Lessons learned

Well, here we are. We made it past the end of the word. No, I am not talking about that Mayan world’s gonna blow up crap. Everybody knows that the Mayans didn’t know diddly about predicting the future, or else they would have seen that inviting the Spanish invaders in for some tea and crumpets would have been a really bad idea. However, if the Aztecs would have predicted the world was going to end, sh#@ would have got real. I am talking about making it through the year 2012, which at several points this year seemed like a never ending big bowl o’ crap. It was like eating at Hell‘s Olive Garden. It had moments of moderate improvement and then got unbelievably worse. I just need to face the facts, 2012 was basically like all 3 of the Transformers movies. No, I am  not talking about the cool animated Transformer movie that came out when I was in Junior High( oh thank you Duval County Public Schools for adding one more feeling of inferiority to my 8-9 grade years by forever making me refer to it as ‘junior”) and had Dinobots in it and when Optimus Prime died you actually cried, or maybe that was just me. No, 2012 was just like the Michael Bay “let’s CG everything” Transformer movies. It started slow, got o.k. in the middle and then just devolved into nothing but noise and failure that you end up hoping that someone would just end the damn thing.
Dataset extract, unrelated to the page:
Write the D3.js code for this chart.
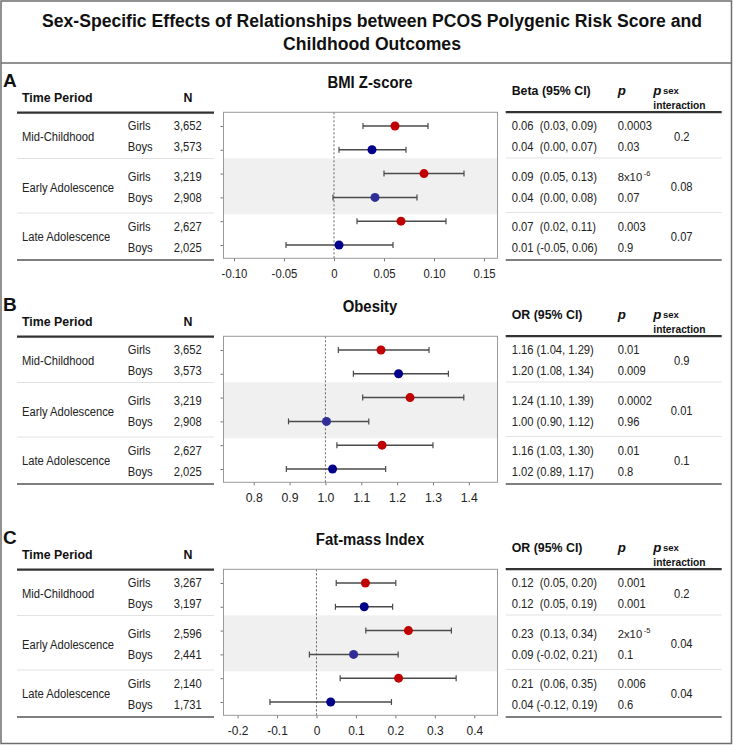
<!DOCTYPE html>
<html><head><meta charset="utf-8">
<script src="https://cdn.jsdelivr.net/npm/d3@7"></script>
<style>
html,body{margin:0;padding:0;background:#fff;}
text{font-family:"Liberation Sans",Arial,Helvetica,sans-serif;white-space:pre;}
</style></head>
<body><div id="chart"></div>
<script>
// ---------- DATA ----------
const mainTitle = ["Sex-Specific Effects of Relationships between PCOS Polygenic Risk Score and", "Childhood Outcomes"];
const panelLetters = ["A", "B", "C"];
const panelTitles = ["BMI Z-score", "Obesity", "Fat-mass Index"];
const effectHeaders = ["Beta (95% CI)", "OR (95% CI)", "OR (95% CI)"];
const periods = ["Mid-Childhood", "Early Adolescence", "Late Adolescence"];
const sexes = ["Girls", "Boys", "Girls", "Boys", "Girls", "Boys"];

const bmiN   = ["3,652", "3,573", "3,219", "2,908", "2,627", "2,025"];
const bmiEst = [0.061, 0.038, 0.090, 0.041, 0.067, 0.005];
const bmiLo  = [0.029, 0.005, 0.050, -0.001, 0.023, -0.048];
const bmiHi  = [0.094, 0.072, 0.130, 0.083, 0.112, 0.059];
const bmiCI  = ["0.06  (0.03, 0.09)", "0.04  (0.00, 0.07)", "0.09  (0.05, 0.13)", "0.04  (0.00, 0.08)", "0.07  (0.02, 0.11)", "0.01 (-0.05, 0.06)"];
const bmiP   = ["0.0003", "0.03", "8x10^-6", "0.07", "0.003", "0.9"];
const bmiPint = ["0.2", "0.08", "0.07"];
const bmiTicks = [-0.10, -0.05, 0, 0.05, 0.10, 0.15];
const bmiTickLabels = ["-0.10", "-0.05", "0", "0.05", "0.10", "0.15"];

const obN   = ["3,652", "3,573", "3,219", "2,908", "2,627", "2,025"];
const obEst = [1.155, 1.204, 1.236, 1.003, 1.158, 1.020];
const obLo  = [1.036, 1.078, 1.104, 0.897, 1.032, 0.891];
const obHi  = [1.289, 1.343, 1.386, 1.121, 1.300, 1.168];
const obCI  = ["1.16 (1.04, 1.29)", "1.20 (1.08, 1.34)", "1.24 (1.10, 1.39)", "1.00 (0.90, 1.12)", "1.16 (1.03, 1.30)", "1.02 (0.89, 1.17)"];
const obP   = ["0.01", "0.009", "0.0002", "0.96", "0.01", "0.8"];
const obPint = ["0.9", "0.01", "0.1"];
const obTicks = [0.8, 0.9, 1.0, 1.1, 1.2, 1.3, 1.4];
const obTickLabels = ["0.8", "0.9", "1.0", "1.1", "1.2", "1.3", "1.4"];

const fmiN   = ["3,267", "3,197", "2,596", "2,441", "2,140", "1,731"];
const fmiEst = [0.124, 0.121, 0.233, 0.094, 0.208, 0.036];
const fmiLo  = [0.050, 0.048, 0.125, -0.018, 0.060, -0.118];
const fmiHi  = [0.201, 0.193, 0.342, 0.207, 0.354, 0.190];
const fmiCI  = ["0.12  (0.05, 0.20)", "0.12  (0.05, 0.19)", "0.23  (0.13, 0.34)", "0.09 (-0.02, 0.21)", "0.21  (0.06, 0.35)", "0.04 (-0.12, 0.19)"];
const fmiP   = ["0.001", "0.001", "2x10^-5", "0.1", "0.006", "0.6"];
const fmiPint = ["0.2", "0.04", "0.04"];
const fmiTicks = [-0.2, -0.1, 0, 0.1, 0.2, 0.3, 0.4];
const fmiTickLabels = ["-0.2", "-0.1", "0", "0.1", "0.2", "0.3", "0.4"];

const nullValues = [0, 1, 0];
const xDomains = [[-0.1105, 0.1635], [0.7157, 1.480], [-0.2357, 0.4588]];

// ---------- BUILD ----------
const panels = [
  {n: bmiN, est: bmiEst, lo: bmiLo, hi: bmiHi, ci: bmiCI, p: bmiP, pint: bmiPint, ticks: bmiTicks, tl: bmiTickLabels, tfs: 12.3},
  {n: obN, est: obEst, lo: obLo, hi: obHi, ci: obCI, p: obP, pint: obPint, ticks: obTicks, tl: obTickLabels, tfs: 13.3},
  {n: fmiN, est: fmiEst, lo: fmiLo, hi: fmiHi, ci: fmiCI, p: fmiP, pint: fmiPint, ticks: fmiTicks, tl: fmiTickLabels, tfs: 13}
].map((d, i) => Object.assign(d, {letter: panelLetters[i], title: panelTitles[i], eh: effectHeaders[i], nul: nullValues[i], dom: xDomains[i]}));

const W = 733, H = 745;
const FB = 12.3, CB = 0.91;   // body font size / horizontal condensing
const FH = 13.3, CH = 0.93;   // header
const svg = d3.select("#chart").append("svg").attr("width", W).attr("height", H);
svg.append("rect").attr("width", W).attr("height", H).attr("fill", "#fff");

function condense(sel, f) {
  sel.each(function () {
    const w = this.getComputedTextLength();
    if (w > 0) d3.select(this).attr("textLength", w * f).attr("lengthAdjust", "spacingAndGlyphs");
  });
  return sel;
}

// outer frame + title box
svg.append("rect").attr("x", 1).attr("y", 1).attr("width", 730.5).attr("height", 742.5)
  .attr("fill", "none").attr("stroke", "#6e6e6e").attr("stroke-width", 1.5);
svg.append("line").attr("x1", 1).attr("x2", 731.5).attr("y1", 63).attr("y2", 63)
  .attr("stroke", "#6e6e6e").attr("stroke-width", 1.5);

svg.selectAll("text.mt").data(mainTitle).join("text").attr("class", "mt")
  .attr("x", 372).attr("y", (d, i) => 26.5 + i * 23)
  .attr("text-anchor", "middle").attr("font-weight", "bold").attr("font-size", 17.6)
  .attr("fill", "#111").text(d => d);

const offsets = [0, 224, 457];
const rowTextY = [126, 147, 176.5, 197.5, 227, 247.5];
const groupY = [136.7, 187.3, 236.7];
const sepY = [158.5, 213];

panels.forEach((P, pi) => {
  const g = svg.append("g").attr("transform", `translate(0,${offsets[pi]})`);

  g.append("text").attr("x", 3).attr("y", 87).attr("font-weight", "bold").attr("font-size", 19).attr("fill", "#111").text(P.letter);
  condense(g.append("text").attr("x", 370).attr("y", 88).attr("text-anchor", "middle").attr("font-weight", "bold").attr("font-size", 16).attr("fill", "#111").text(P.title), 0.93);

  // left table
  condense(g.append("text").attr("x", 22).attr("y", 101.5).attr("font-weight", "bold").attr("font-size", FH).attr("fill", "#111").text("Time Period"), CH);
  condense(g.append("text").attr("x", 188).attr("y", 101.5).attr("text-anchor", "middle").attr("font-weight", "bold").attr("font-size", FH).attr("fill", "#111").text("N"), CH);
  g.append("line").attr("x1", 17).attr("x2", 214).attr("y1", 112.7).attr("y2", 112.7).attr("stroke", "#333").attr("stroke-width", 2.2);
  g.selectAll("line.sepL").data(sepY).join("line").attr("class", "sepL")
    .attr("x1", 17).attr("x2", 214).attr("y1", d => d).attr("y2", d => d).attr("stroke", "#e2e2e2").attr("stroke-width", 1);
  g.append("line").attr("x1", 17).attr("x2", 214).attr("y1", 260).attr("y2", 260).attr("stroke", "#555").attr("stroke-width", 1.3);
  condense(g.selectAll("text.per").data(periods).join("text").attr("class", "per")
    .attr("x", 22).attr("y", (d, i) => groupY[i] + 4.3).attr("font-size", FB).attr("fill", "#222").text(d => d), CB);
  condense(g.selectAll("text.sex").data(sexes).join("text").attr("class", "sex")
    .attr("x", 127.7).attr("y", (d, i) => rowTextY[i] + 4.3).attr("font-size", FB).attr("fill", "#222").text(d => d), CB);
  condense(g.selectAll("text.nn").data(P.n).join("text").attr("class", "nn")
    .attr("x", 201.7).attr("y", (d, i) => rowTextY[i] + 4.3).attr("text-anchor", "end").attr("font-size", FB).attr("fill", "#222").text(d => d), CB);

  // right table
  condense(g.append("text").attr("x", 511.7).attr("y", 95).attr("font-weight", "bold").attr("font-size", FH).attr("fill", "#111").text(P.eh), CH);
  g.append("text").attr("x", 617.7).attr("y", 95).attr("font-weight", "bold").attr("font-style", "italic").attr("font-size", FH).attr("fill", "#111").text("p");
  g.append("text").attr("x", 653.3).attr("y", 95).attr("font-weight", "bold").attr("font-style", "italic").attr("font-size", FH).attr("fill", "#111").text("p");
  g.append("text").attr("x", 663).attr("y", 94).attr("font-weight", "bold").attr("font-size", 9.5).attr("fill", "#111").text("sex");
  condense(g.append("text").attr("x", 653.3).attr("y", 108.5).attr("font-weight", "bold").attr("font-size", 11).attr("fill", "#111").text("interaction"), CH);
  g.append("line").attr("x1", 505.7).attr("x2", 721.7).attr("y1", 112.2).attr("y2", 112.2).attr("stroke", "#333").attr("stroke-width", 2.2);
  g.selectAll("line.sepR").data(sepY).join("line").attr("class", "sepR")
    .attr("x1", 505.7).attr("x2", 721.7).attr("y1", d => d - 0.5).attr("y2", d => d - 0.5).attr("stroke", "#e2e2e2").attr("stroke-width", 1);
  g.append("line").attr("x1", 505.7).attr("x2", 721.7).attr("y1", 260).attr("y2", 260).attr("stroke", "#555").attr("stroke-width", 1.3);
  condense(g.selectAll("text.ci").data(P.ci).join("text").attr("class", "ci")
    .attr("x", 511.7).attr("y", (d, i) => rowTextY[i] + 4).attr("font-size", FB).attr("fill", "#222").text(d => d), CB);
  // p values (exponent drawn as a separate raised text beside the base)
  P.p.forEach((s, i) => {
    const parts = s.split("^");
    const base = g.append("text").attr("class", "pv").attr("x", 617.7).attr("y", rowTextY[i] + 4)
      .attr("font-size", parts.length > 1 ? 11.3 : FB).attr("fill", "#222").text(parts[0]);
    if (parts.length > 1) {
      const w = base.node().getComputedTextLength();
      g.append("text").attr("class", "pexp").attr("x", 617.7 + w + 1.5).attr("y", rowTextY[i] - 1)
        .attr("font-size", 7.5).attr("fill", "#222").text(parts[1]);
    } else {
      condense(base, CB);
    }
  });
  condense(g.selectAll("text.pi").data(P.pint).join("text").attr("class", "pi")
    .attr("x", 681.7).attr("y", (d, i) => groupY[i] + 4).attr("text-anchor", "middle").attr("font-size", FB).attr("fill", "#222").text(d => d), CB);

  // forest plot
  const fx0 = 223.5, fx1 = 497.5, fy0 = 112.3, fy1 = 258.3;
  const x = d3.scaleLinear().domain(P.dom).range([fx0, fx1]);
  const y = d3.scaleLinear().domain([-0.575, 5.56]).range([fy0, fy1]);
  const rows = d3.range(6);

  g.append("rect").attr("x", fx0).attr("y", y(1.36)).attr("width", fx1 - fx0).attr("height", y(3.71) - y(1.36)).attr("fill", "#f0f0f0");

  g.append("line").attr("x1", x(P.nul)).attr("x2", x(P.nul)).attr("y1", fy0).attr("y2", fy1)
    .attr("stroke", "#555").attr("stroke-width", 0.9).attr("stroke-dasharray", "2,2");

  const yAxis = d3.axisLeft(y).tickValues(rows).tickSize(3).tickFormat("");
  const ya = g.append("g").attr("transform", `translate(${fx0},0)`).call(yAxis);
  ya.select(".domain").remove();
  ya.selectAll("line").attr("stroke", "#777");

  const xAxis = d3.axisBottom(x).tickValues(P.ticks).tickSize(3).tickFormat((d, i) => P.tl[i]);
  const xa = g.append("g").attr("transform", `translate(0,${fy1})`).call(xAxis);
  xa.select(".domain").remove();
  xa.selectAll("line").attr("stroke", "#777");
  const tt = xa.selectAll("text").attr("font-size", P.tfs).attr("fill", "#222").attr("dy", null).attr("y", 19.5)
    .style("font-family", '"Liberation Sans",Arial,Helvetica,sans-serif');
  condense(tt, 0.92);

  const eb = g.append("g");
  eb.selectAll("line.ci").data(rows).join("line").attr("class", "ci")
    .attr("x1", i => x(P.lo[i])).attr("x2", i => x(P.hi[i])).attr("y1", i => y(i)).attr("y2", i => y(i))
    .attr("stroke", "#4a4a4a").attr("stroke-width", 1.5);
  eb.selectAll("line.capl").data(rows).join("line").attr("class", "capl")
    .attr("x1", i => x(P.lo[i])).attr("x2", i => x(P.lo[i])).attr("y1", i => y(i) - 3).attr("y2", i => y(i) + 3)
    .attr("stroke", "#4a4a4a").attr("stroke-width", 1.2);
  eb.selectAll("line.caph").data(rows).join("line").attr("class", "caph")
    .attr("x1", i => x(P.hi[i])).attr("x2", i => x(P.hi[i])).attr("y1", i => y(i) - 3).attr("y2", i => y(i) + 3)
    .attr("stroke", "#4a4a4a").attr("stroke-width", 1.2);
  eb.selectAll("circle").data(rows).join("circle")
    .attr("cx", i => x(P.est[i])).attr("cy", i => y(i)).attr("r", 4.5)
    .attr("fill", i => sexes[i] === "Girls" ? "#c00000" : (i === 3 ? "#2e2e96" : "#00008b"));

  g.append("rect").attr("x", fx0).attr("y", fy0).attr("width", fx1 - fx0).attr("height", fy1 - fy0)
    .attr("fill", "none").attr("stroke", "#9a9a9a").attr("stroke-width", 1);
});
</script>
</body></html>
Well as the the final credits roll for this year, and no, I am not going to wait around to see if there is one more foreshadowing- laden scene midway through the closing credits, I think it is time to reflect on the things that happened this year and what lessons that can be obtained from them.

 

 

 

So with no further ado, here are The Things that I have Learned, 2012:

 

 

 

  • Don’t underestimate the value of a quality tour guide, as a result of a certain unnamed,( not to protect his identity, it’s just that he wasn’t interesting enough to commit his name to memory) guide’s lack of zeal for his job, the civilized world has been exposed to six months of me typing out my cray cray.
  • Grown men should not use words like “cray cray”.
  • With regards to bosses, the devil you know is better than the devil you don’t.
  • If when explaining your boss you have to resort to an analogy involving the word “devil”, then you probably have made some unwise career choices.
  • My most rock and roll moment: In the pit and at the front of the crowd at the Van’s Warped Tour.
  • My least rock and roll moment: Standing at an Asking Alexandria concert and thinking that that kid in front of me with the stale smelling t-shirt should really switch to Tide with Febreze.
  • Rotate your tires and check your brakes.
  • That guy at Pep Boys is a jerk.
  • Being unemployed is great, until the bills come in.
  • Having a job  is great, until you have to leave the house.
  • I could remember a lot more important things if my brain wasn’t full of t.v. theme songs and my locker combinations  from seventh grade.
  • Kim Kardasian and Kanye West make a perfect couple. She has a huge ass and he acts like one.
  • It’s pretty clear that the guy that makes Adventure Time does drugs.
  • When deciding whether or not to work for a company, just visit their breakroom and see if they have powdered creamer for the coffee. If a company won’t pony up for half and half,   you can probably forget about any future raises.
  • If you ask someone on the telephone more than once how to pronounce their name,  you are legally obligated to use that name at least 5 times during the conversation. Otherwise, just call me “sir” and get on with your business.
  • Watching the local news in HD is a great way to find out that you live in a town full of ugly people.
  • Beer and pizza>beer>water
  • Beer and pizza with friends> just about everything else
  • I think it’s a compliment when people you just met say they want you to hang around because they find you entertaining. At least I hope it is.
  • If you are in front of me in line at a store, I hate you. Nothing personal it’s just I got places to go.
  • I want to see snow and go to Disney World,  just not at the same time.
  • The list of people that I actually like seems to be getting shorter on a daily,  but those still on the list I seem to like more.
  • The levels of intoxication are: Sober, Relaxed, Happy Drunk, Sloppy Drunk, Wasted,  and “No I didn’t realize that guy was being a jerk to me”.
  • I can drive a golf cart like a sumbitch.
  • Just because I am going into the kitchen does not mean you are about to get fed, cat………..or kids.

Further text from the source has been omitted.